A small point about correct usage: it makes no sense to say that you’re assuming that $k$ is true, because $k$ is not a statement and therefore is not even the kind of thing that can be true or false. What you mean is that you are assuming that the inequality in question holds for $k$.

As for the induction step itself, going back to the inclusion-exclusion formula is unnecessary: this is a result that would actually be appropriate as part of the preparation for the inclusion-exclusion principle.
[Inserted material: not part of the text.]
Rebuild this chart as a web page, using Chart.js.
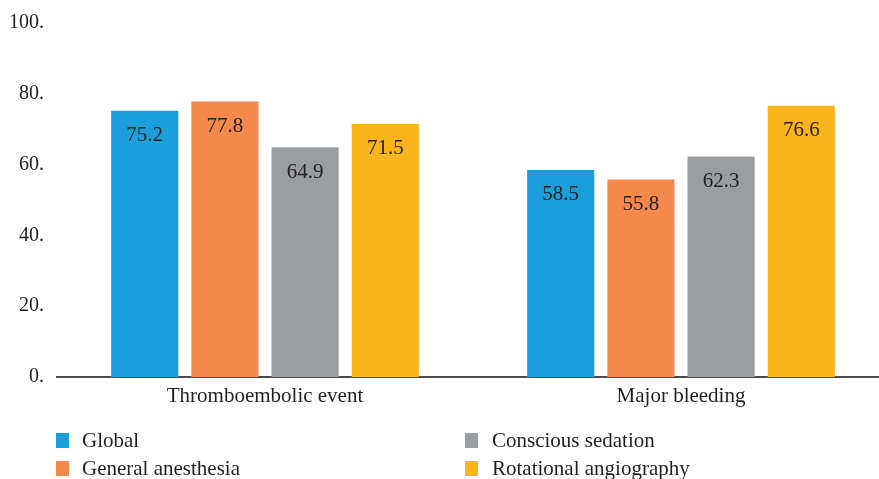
<!DOCTYPE html>
<html><head><meta charset="utf-8">
<script src="https://cdn.jsdelivr.net/npm/chart.js@4"></script>
<style>
html,body{margin:0;padding:0;background:#fff;overflow:hidden;width:879px;height:479px}
#wrap{position:absolute;left:0;top:-2px;width:900px;height:481px}
.leg{position:absolute;font-family:"Liberation Serif","DejaVu Serif",serif;font-size:21px;color:#231f20;line-height:22px}
.leg i{position:absolute;left:0;top:1px;width:13px;height:15px}
.leg span{position:absolute;left:26px;top:-3px;white-space:nowrap}
</style></head>
<body>
<div id="wrap"><canvas id="c" width="900" height="481"></canvas></div>
<div class="leg" style="left:56px;top:432px"><i style="background:#1a9fdb"></i><span>Global</span></div>
<div class="leg" style="left:56px;top:460px"><i style="background:#f5894b"></i><span>General anesthesia</span></div>
<div class="leg" style="left:465px;top:432px"><i style="background:#9b9ea1"></i><span style="left:27px">Conscious sedation</span></div>
<div class="leg" style="left:465px;top:460px"><i style="background:#fbb51c"></i><span style="left:27px">Rotational angiography</span></div>
<script>
const categories = ["Thromboembolic event", "Major bleeding"];
const seriesNames = ["Global", "General anesthesia", "Conscious sedation", "Rotational angiography"];
const globalVals = [75.2, 58.5];
const generalAnesthesia = [77.8, 55.8];
const consciousSedation = [64.9, 62.3];
const rotationalAngiography = [71.5, 76.6];
const colors = ["#1a9fdb", "#f5894b", "#9b9ea1", "#fbb51c"];
const yTicks = [0, 20, 40, 60, 80, 100];

const FONT = "'Liberation Serif','DejaVu Serif',serif";
const valueLabels = {
  id: "valueLabels",
  afterDatasetsDraw(chart) {
    const ctx = chart.ctx;
    ctx.save();
    ctx.font = "21px " + FONT;
    ctx.fillStyle = "#231f20";
    ctx.textAlign = "center";
    ctx.textBaseline = "middle";
    chart.data.datasets.forEach((ds, i) => {
      chart.getDatasetMeta(i).data.forEach((bar, j) => {
        ctx.fillText(ds.data[j].toFixed(1), bar.x, bar.y + 25);
      });
    });
    ctx.restore();
  }
};

new Chart(document.getElementById("c"), {
  type: "bar",
  data: {
    labels: categories,
    datasets: [globalVals, generalAnesthesia, consciousSedation, rotationalAngiography].map((d, i) => ({
      label: seriesNames[i], data: d, backgroundColor: colors[i],
      barPercentage: 0.8375, categoryPercentage: 0.771
    }))
  },
  options: {
    responsive: false, animation: false,
    layout: { padding: { top: 18, right: 11, left: 0, bottom: 0 } },
    plugins: { legend: { display: false }, tooltip: { enabled: false } },
    scales: {
      y: {
        min: 0, max: 100,
        afterBuildTicks(s) { s.ticks = yTicks.map(v => ({ value: v })); },
        afterFit(s) { s.width = 57; },
        grid: { display: false, drawTicks: false },
        border: { display: false },
        ticks: { color: "#231f20", font: { family: FONT, size: 20 }, padding: 13,
          callback: v => v + "." }
      },
      x: {
        afterFit(s) { s.height = 102; },
        grid: { display: false, drawTicks: false },
        border: { display: true, color: "#4a4a4a", width: 2 },
        ticks: { color: "#231f20", font: { family: FONT, size: 21 }, padding: 7 }
      }
    }
  },
  plugins: [valueLabels]
});
</script>
</body></html>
What you can do instead is temporarily amalgamate $A_k$ and $A_{k+1}$ into a single set; then

$$\begin{align*} \left\vert\bigcup_{i=1}^{k+1}A_i\right\vert&=\left\vert\left(\bigcup_{i=1}^{k-1}A_i\right)\cup(A_k\cup A_{k+1})\right\vert\\ &\overset{(1)}\ge\left\vert\left(\bigcup_{i=1}^{k-1}A_i\right)\right\vert+\vert A_k\cup A_{k+1}\vert\\ &\overset{(2)}\ge\sum_{i=1}^{k-1}|A_i|+|A_k\cup A_{k+1}|\\ &\overset{(1)}\ge\sum_{k=1}^{k+1}|A_i|\;, \end{align*}$$

where the inequalities $(1)$ follow from the base case, and the inequality $(2)$ follows from the induction hypothesis.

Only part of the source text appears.